No lloré, pero se me saltaron las lágrimas. El sol se estaba
poniendo y en el cementerio, cargado de sentimientos, el leve viento que soplaba
parecía que cortaba, frío y seco, como si el verano también hubiese muerto de
repente.
El entierro transcurrió tranquilo. Al finalizar me encontré
solo, mirando al horizonte de la tumba. Y sólo en ese momento reconocí donde y
porqué estaba allí. Estábamos enterrando a alguien que hace unas horas estaba
vivo y ahora no lo estaba. Mi mente recorrió las pocas veces que había visto a
esta persona y que aun así era tan cercana a mí. Y es que, en las últimas
semanas, dos, tres, cuatro personas de mi entorno habían perdido la vida.
Solo entre las tumbas, y aunque a mi alrededor había gente,
seguía solo, pensando en cómo sería perder a alguien que realmente forma parte
de tu día a día y da vida a tu corazón. Desgarrador.
Y si después de la muerte no hay nada... ¿A dónde se han ido?
¿Y por qué? ¿Y por qué se sienten todavía si están muertos?
Vamos de vuelta, al lugar de donde vinimos, donde moran las
almas que somos las personas. Y que una vez acabado el contrato, regresamos
nuestro cuerpo a la tierra y seguimos adelante, para afrontar un nuevo reto, en
el que nuestro cuerpo ya no tiene lugar, pero nuestra alma, nuestro interior,
es todo lo que tenemos, para hacer frente a ello.

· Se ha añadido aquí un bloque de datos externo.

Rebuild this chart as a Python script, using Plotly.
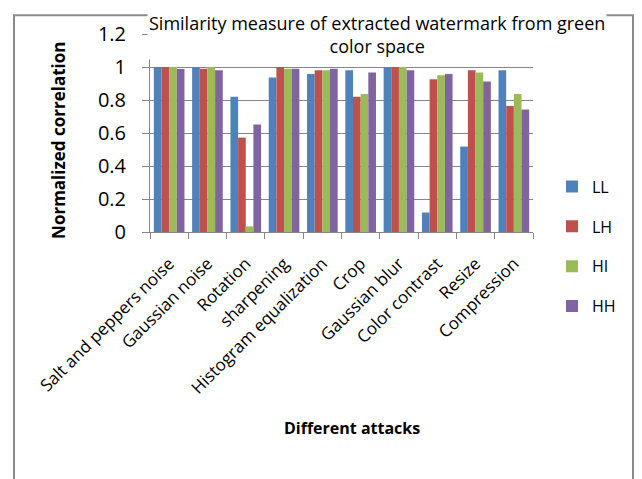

Al salir del cementerio, lo hice con paso lento, ahora
consciente de que cada uno de mis pasos me llevaba a ese destino. Que no es
final, como nos empeñamos en pensar, ni no que el camino viene antes de nacer y
continúa después de morir y que cada paso adelante es tan importante y tan
determinante en esta vida como el anterior.